» **WHAT NEEDS TO BE DONE**
Begin with the first line below and retype each line exactly through the line containing "1200, 1400, 1600]". Any pictures are to be left out.

» **SUPPLIED INFORMATION**

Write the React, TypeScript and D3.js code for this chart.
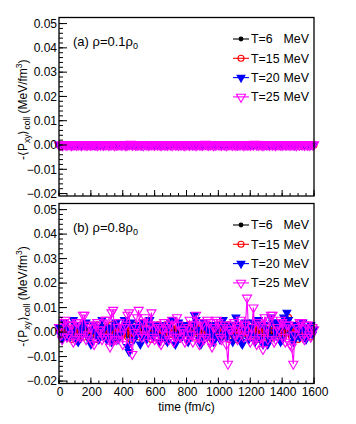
import * as d3 from 'd3'

// time grids (fm/c)
const times10 = d3.range(0, 1601, 10)
const times20 = d3.range(0, 1601, 20)
const labels = ['T=6', 'T=15', 'T=20', 'T=25']
const colors = ['#000000', '#ff0000', '#0000ff', '#ff00ff']
const yTicks = [-0.02, -0.01, 0, 0.01, 0.02, 0.03, 0.04, 0.05]
const xTicks = [0, 200, 400, 600, 800, 1000, 1200, 1400, 1600]

// values in units of 1e-3 MeV/fm^3, panel (a) rho=0.1rho0
const a6 = [
  0, 0.05, -0.05, 0, 0.05, 0, -0.05, 0, 0.05, 0,
  -0.05, 0, 0.05, 0, 0, -0.05, 0.05, 0, -0.05, 0,
  0.05, 0, -0.05, 0.05, 0, 0, -0.05, 0.05, 0, 0,
  0, -0.05, 0.05, 0, -0.05, 0.05, 0, 0, 0.05, -0.05,
  0, 0.05, 0, -0.05, 0, 0.05, -0.05, 0, 0.05, 0,
  -0.05, 0, 0.05, 0, 0, -0.05, 0.05, 0, -0.05, 0.05,
  0, 0, -0.05, 0.05, 0, -0.05, 0, 0.05, 0, -0.05,
  0.05, 0, 0, -0.05, 0.05, 0, -0.05, 0, 0.05, 0,
  0,
]
const a15 = [
  0, 0.1, -0.1, 0, 0.1, 0, -0.1, 0.1, 0, -0.1,
  0.1, 0, -0.1, 0.1, 0, 0.1, -0.1, 0, 0.1, 0,
  -0.1, 0.1, 0, 0, 0.1, -0.1, 0, 0.1, -0.1, 0,
  0.1, 0, -0.1, 0.1, 0, -0.1, 0.1, 0, 0, 0.1,
  -0.1, 0, 0.1, 0, -0.1, 0.1, 0, 0.1, -0.1, 0,
  0.1, -0.1, 0, 0.1, 0, 0, -0.1, 0.1, 0, -0.1,
  0, 0.1, -0.1, 0, 0.1, 0, -0.1, 0.1, 0, 0.1,
  -0.1, 0, 0.1, 0, -0.1, 0.1, 0, -0.1, 0.1, 0,
  0,
]
const a20 = [
  -0.1, 0.1, 0, 0.2, -0.1, 0, 0.1, -0.2, 0.1, 0,
  0.1, -0.1, 0.2, 0, -0.2, 0.1, 0, 0.1, -0.1, 0.2,
  0, -0.1, 0.1, 0.2, -0.1, 0, -0.2, 0.1, 0, 0.1,
  -0.1, 0.2, 0, -0.1, 0.1, 0, 0.2, -0.1, 0, 0.1,
  0.1, 0, -0.1, 0.2, 0, -0.2, 0.1, 0, 0.1, -0.1,
  0, 0.2, -0.1, 0, 0.1, 0.1, -0.2, 0, 0.2, -0.1,
  0.1, 0, -0.1, 0.1, 0.2, -0.1, 0, 0.1, -0.1, 0,
  0.2, -0.1, 0, 0.1, -0.2, 0.1, 0, 0.2, -0.1, 0,
  0.1,
]
const a25 = [
  0.1, 0, -0.2, 0.2, 0.1, -0.1, 0.3, 0, -0.2, 0.1,
  0.2, -0.1, 0, 0.3, -0.2, 0.1, 0.2, -0.1, 0, 0.1,
  -0.1, 0.2, 0.3, 0, -0.2, 0.1, 0, 0.2, -0.1, 0.1,
  0.3, -0.1, 0, 0.2, 0.1, -0.2, 0.1, 0, 0.3, -0.1,
  0.1, 0.2, -0.2, 0, 0.1, 0.4, -0.1, 0.2, 0, -0.1,
  0.2, 0, 0.1, -0.2, 0.3, 0.1, -0.1, 0, 0.2, 0.1,
  -0.1, 0.3, 0, 0.1, -0.2, 0.2, 0.1, 0, -0.1, 0.2,
  0.1, -0.2, 0.3, 0, 0.1, -0.1, 0.2, 0.1, 0, -0.2,
  0.2, 0.1, -0.1, 0.3, 0, 0.1, -0.2, 0.2, 0.1, 0,
  -0.1, 0.2, 0.4, 0, -0.1, 0.1, 0.2, -0.2, 0, 0.1,
  0.3, 0, -0.1, 0.2, 0.1, -0.2, 0, 0.3, 0.1, -0.1,
  0.2, -0.1, 0.1, 0, 0.3, 0.1, -0.2, 0.2, 0, 0.1,
  -0.1, 0.2, 0, 0.4, 0.1, -0.1, 0.2, 0, -0.2, 0.1,
  0.3, 0.1, -0.1, 0.2, 0, 0.1, -0.2, 0.3, 0.1, 0,
  -0.1, 0.2, 0.1, 0, 0.3, -0.1, 0.2, 0, 0.1, -0.2,
  0.2, 0, 0.3, 0.1, -0.1, 0.2, 0, -0.1, 0.3, 0.1,
  0.2,
]

// panel (b) rho=0.8rho0
const b6 = [
  0.5, 1, -0.5, -1, 1, 0.5, 1.5, -0.5, -1, 0.5,
  -0.5, 1, 0.5, -1, 1, 1.5, -0.5, 0, 1, -1.5,
  1, 0, -0.5, 1, 0.5, -1, 1.5, 0.5, -1, 1,
  0.5, -1, 1, 1.5, -1, 0, 1, -0.5, 0.5, 1.5,
  -1, 0.5, 1, -1.5, 0.5, 1, -1, 0.5, 1.5, -0.5,
  0.5, -1, 1, 1.5, -1, 0.5, -1.5, 1, 0.5, -0.5,
  -1, 1, 0.5, -1.5, 0.5, 1, -1, 1.5, 0, -0.5,
  0.5, 2, 1, -1, 1.5, -0.5, -1.5, 0.5, 1, -1,
  1.5, -0.5, 0.5, 1, -1, 0, 1.5, -1, 0.5, 1,
  -1, 0.5, 1, -0.5, 1.5, -1, 0.5, 1, -1.5, 0.5,
  1, -1, 0.5, 1.5, -0.5, 1, -1, 0, 1, -1.5,
  0.5, 1, -1, 1.5, 0.5, -0.5, 1, -1, 0.5, 1,
  -1, 1.5, 0.5, -1, 1, -0.5, 0.5, 1, -1.5, 1,
  0.5, -1, 1.5, 0, -0.5, 1, 1.5, -1, 0.5, -0.5,
  1, 2, -1, 0.5, 1.5, -1.5, 0.5, 1, -1, 0.5,
  1.5, -0.5, 1, -1, 0.5, 1, -0.5, 1.5, -1, 0.5,
  1,
]
const b15 = [
  1, 2, -2, 1, 2, -1, 3, 1, -3, -2,
  1, 2, -2, -1, 3, 2, -2, 1, -1, 2,
  -1, 1, 2, -3, 3, 1, -1, 2, 1, -2,
  2, -2, 1, 3, -3, -1, 2, 1, -2, 1,
  -1, 3, 2, -2, 1, -3, 2, 1, 3, -1,
  -2, 1, 3, 4, -1, -2, 2, 1, -3, 2,
  1, -2, 3, 1, -1, 2, -2, 3, 1, -1,
  2, -1, 1, 3, -2, -3, 2, 1, -1, 2,
  -2, 3, 1, -1, 2, -2, 3, 1, -3, 2,
  1, -1, 2, -2, 3, 1, -3, 2, 1, -1,
  2, 3, -2, 1, -1, 2, 3, -3, 1, 2,
  -2, -3, 1, 2, -1, 3, 1, -2, 2, -1,
  3, 1, -2, 2, -3, 1, 2, -1, 3, -2,
  1, 2, -3, -1, 2, 1, -2, 3, -1, 2,
  1, -2, 3, 5, 6, 1, -2, 2, -1, 3,
  -3, 1, 2, -2, 1, 3, -1, 2, -2, 1,
  2,
]
const b20 = [
  2, -1, -3, 4, 3, -2, 1, -2, 0, 5,
  3, -3, -4, 2, 1, -1, 3, 4, -2, -3,
  -5, 1, 3, 2, -1, -3, 2, 5, 1, -2,
  -3, 2, 1, -4, -2, 3, 4, -3, -1, 2,
  1, 5, 3, -6, -8, 4, 2, -3, -1, 2,
  3, -5, -2, 4, 1, -3, -1, 5, 3, -2,
  -1, 1, 3, -4, -2, 3, 1, -3, -4, 2,
  4, 5, -1, -5, -3, 4, 2, -2, 0, 3,
  1, -4, -2, -1, 3, 7, 5, 1, -3, -5,
  -2, 4, 2, -2, 1, 3, -1, -4, -2, 2,
  3, -3, -1, 5, 2, -2, 0, 3, 1, -4,
  -2, 6, 3, -2, -4, -5, 1, 4, 2, -3,
  -1, 2, 4, -4, -2, 5, 3, -3, -5, 3,
  1, -5, -3, 6, 4, -2, 0, 4, 2, -4,
  -3, 6, 3, 8, 5, 2, -1, -4, -2, 3,
  1, -2, 2, 4, 1, -3, -1, 2, 3, -1,
  1,
]
const b25 = [
  2, -1, -3, 4, 5, -2, -1, 3, 3, -4,
  -3, 4, 4, -2, -2, 7, 7, -3, -1, 3,
  2, -4, -5, 3, 4, 1, 1, -3, -2, 5,
  5, -2, -6, 8, 9, -3, -3, 2, 4, -1,
  -5, 2, 3, 7, 8, -4, -9, 0, 2, 6,
  9, -1, -2, 4, 6, 1, -4, 3, 8, -2,
  -3, 3, 2, -4, -5, 1, 4, 2, -1, -3,
  3, 5, -4, -2, 6, 3, -2, 1, 1, -4,
  -3, 2, 5, -1, -4, 3, 7, -2, -5, 4,
  3, -3, -2, 5, 4, -4, -6, 2, 2, 5,
  4, -2, -3, 2, 3, -5, -13, 1, 1, 3,
  4, -1, -3, 2, 5, 1, -2, 3, 14, -1,
  -4, 2, 10, -3, -5, 4, 3, -2, -7, 6,
  2, -3, 5, 7, 7, -4, -3, 2, 1, 5,
  4, -2, -4, 3, 3, -5, -6, -13, -1, 2,
  2, 4, 4, -2, -3, 3, 3, -1, -2, 2,
  1,
]

const W = 356
const H = 424
const L = 59
const R = 314
const FONT = "'Liberation Sans', Arial, Helvetica, sans-serif"

const x = d3.scaleLinear().domain([0, 1600]).range([L, R])
const timesFor = (s: number[]) => (s.length === times10.length ? times10 : times20)

function Marker({ k, cx, cy }: { k: number; cx: number; cy: number }) {
  const c = colors[k]
  if (k === 0) return <circle cx={cx} cy={cy} r={2.4} fill={c} />
  if (k === 1) return <circle cx={cx} cy={cy} r={3} fill="none" stroke={c} strokeWidth={1.1} />
  const tri = d3.symbol(d3.symbolTriangle, k === 2 ? 26 : 36)()
  return (
    <path
      d={tri || ''}
      transform={`translate(${cx},${cy}) rotate(180)`}
      fill={k === 2 ? c : 'none'}
      stroke={c}
      strokeWidth={1.1}
    />
  )
}

function Panel({ top, bottom, tag, rho, series, xLabels }: {
  top: number; bottom: number; tag: string; rho: string; series: number[][]; xLabels: boolean
}) {
  const y = d3.scaleLinear().domain([-0.021, 0.0525]).range([bottom, top])
  const yMinor = d3.range(-0.02, 0.0505, 0.002)
  const xMinor = d3.range(0, 1601, 50)
  const mid = (top + bottom) / 2 + 3
  return (
    <g>
      {series.map((s, k) => {
        const ts = timesFor(s)
        const line = d3.line<number>().x((_, i) => x(ts[i])).y(v => y(v / 1000))
        return (
          <g key={k}>
            <path d={line(s) || ''} fill="none" stroke={colors[k]} strokeWidth={1.1} />
            {s.map((v, i) => <Marker key={i} k={k} cx={x(ts[i])} cy={y(v / 1000)} />)}
          </g>
        )
      })}
      <rect x={L} y={top} width={R - L} height={bottom - top} fill="none" stroke="#000" strokeWidth={1.3} />
      {yMinor.map((t, i) => (
        <line key={'ym' + i} x1={L} x2={L + 4} y1={y(t)} y2={y(t)} stroke="#000" />
      ))}
      {yTicks.map(t => (
        <g key={'y' + t}>
          <line x1={L} x2={L + 8} y1={y(t)} y2={y(t)} stroke="#000" />
          <text x={57} y={y(t) + 4.3} textAnchor="end" fontSize={12} fontFamily={FONT}>
            {t < 0 ? '\u2212' + Math.abs(t).toFixed(2) : t.toFixed(2)}
          </text>
        </g>
      ))}
      {xMinor.map((t, i) => (
        <line key={'xm' + i} x1={x(t)} x2={x(t)} y1={bottom} y2={bottom - 3} stroke="#000" />
      ))}
      {xTicks.map(t => (
        <g key={'x' + t}>
          <line x1={x(t)} x2={x(t)} y1={bottom} y2={bottom - 6} stroke="#000" />
          {xLabels && (
            <text x={x(t) + 1} y={bottom + 12.5} textAnchor="middle" fontSize={12} fontFamily={FONT}>{t}</text>
          )}
        </g>
      ))}
      <text x={73} y={top + 28} fontSize={13} fontFamily={FONT}>
        {tag} {'\u03c1'}={rho}{'\u03c1'}
        <tspan fontSize={9} dy={3}>0</tspan>
      </text>
      {labels.map((lb, k) => {
        const ly = top + 21.5 + k * 19.3
        return (
          <g key={lb}>
            <line x1={233} x2={249} y1={ly} y2={ly} stroke={colors[k]} strokeWidth={1.1} />
            <Marker k={k} cx={241} cy={ly} />
            <text x={251} y={ly + 4.3} fontSize={12.4} fontFamily={FONT}>{lb}</text>
            <text x={309} y={ly + 4.3} textAnchor="end" fontSize={12.4} fontFamily={FONT}>MeV</text>
          </g>
        )
      })}
      <text transform={`translate(27,${mid}) rotate(-90)`} textAnchor="middle" fontSize={12} fontFamily={FONT}>
        -{'\u27e8'}P<tspan fontSize={8.5} dy={3}>xy</tspan>
        <tspan dy={-3}>{'\u27e9'}</tspan>
        <tspan fontSize={8.5} dy={3}>coll</tspan>
        <tspan dy={-3}> (MeV/fm</tspan>
        <tspan fontSize={8.5} dy={-5}>3</tspan>
        <tspan dy={5}>)</tspan>
      </text>
    </g>
  )
}

export default function App() {
  return (
    <svg width={W} height={H} style={{ position: 'absolute', left: 0, top: 0, background: '#fff' }}>
      <Panel top={17.5} bottom={196} tag="(a)" rho="0.1" series={[a6, a15, a20, a25]} xLabels={false} />
      <Panel top={203.5} bottom={383.5} tag="(b)" rho="0.8" series={[b6, b15, b20, b25]} xLabels={true} />
      <text x={(L + R) / 2} y={411} textAnchor="middle" fontSize={12} fontFamily={FONT}>time (fm/c)</text>
    </svg>
  )
}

» **FULL ANSWER**
Write the React, TypeScript and D3.js code for this chart.
import * as d3 from 'd3'

// time grids (fm/c)
const times10 = d3.range(0, 1601, 10)
const times20 = d3.range(0, 1601, 20)
const labels = ['T=6', 'T=15', 'T=20', 'T=25']
const colors = ['#000000', '#ff0000', '#0000ff', '#ff00ff']
const yTicks = [-0.02, -0.01, 0, 0.01, 0.02, 0.03, 0.04, 0.05]
const xTicks = [0, 200, 400, 600, 800, 1000, 1200, 1400, 1600]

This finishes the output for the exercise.